Cualquiera que se moleste en analizar las diferencias que existen entre lo que PCE y PSOE ofrecían en los programas de la Junta Democrática de 1974, de la Plataforma de Convergencia Democrática de 1975 y de la Platajunta de 1976 –que definían un proyecto para una auténtica recuperación de la democracia y no para la revolución– y lo que votaron en la Constitución de 1978, habrá de concluir que o en 1976 estaban engañando a sus militantes, o en 1978 los traicionaron. La afirmación de Sotelo de que, salvo aceptar la continuidad del Gobierno posfranquista y de la monarquía, “se consiguieron todos los demás puntos” no resiste un ejercicio de lectura comparada de estos textos.
No se trata tan sólo de que hicieran concesiones dictadas por la necesidad coyuntural de acelerar el desmontaje del aparato dictatorial. Sino que tanto el PCE como el PSOE dieron un giro a la derecha, renegando de buena parte de cuanto venían predicando, y se han mantenido desde entonces en esta misma línea, que es lo que explica que sigan obligados, 33 años después, a defender medidas como la Ley de Amnistía de 1977.

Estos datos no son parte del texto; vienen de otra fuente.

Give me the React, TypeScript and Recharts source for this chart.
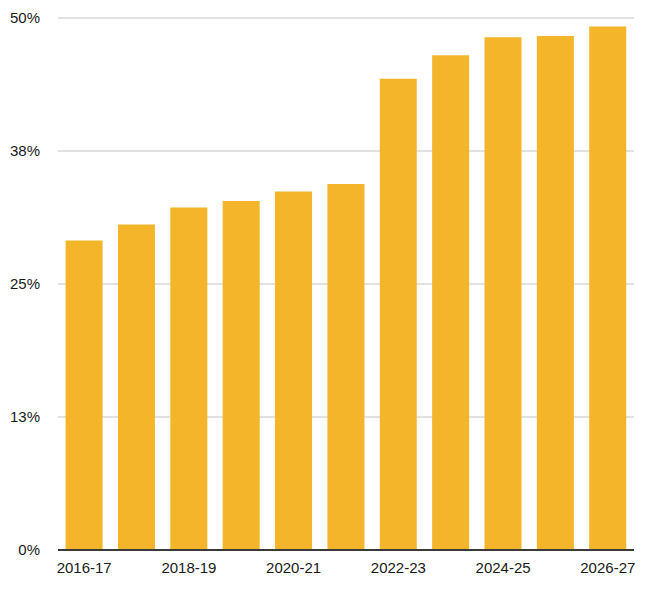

En una tesis doctoral presentada en diciembre de 2009 en la Universidad de Extremadura, El PCE y el PSOE en (la) transición, que conviene que se publique cuanto antes, Juan Antonio Andrade ha estudiado cómo PCE y PSOE “vivieron su propia transición dentro de la Transición”, y cómo se procuró reeducar a los militantes para que olvidasen los viejos principios por los que habían luchado y se adaptasen a los nuevos. El proceso fracasó en el PCE, que entró en una rápida crisis, pero tuvo más éxito en el PSOE. Andrade muestra, por ejemplo, que en sus “escuelas de verano” los socialistas enseñaban en 1976 “fundamentos del marxismo”, y que en 1977 hablaban de la “superación del Estado burgués”, pero que en 1981 eliminaron toda referencia doctrinal de sus programas, que se reorientaron con el fin de preparar a sus militantes para la tarea de gestionar el “Estado burgués”.
“Quis custodiet ipsos custodes?”. ¿Quién amnistiará a los que siguen empeñados en amnistiar los crímenes del franquismo?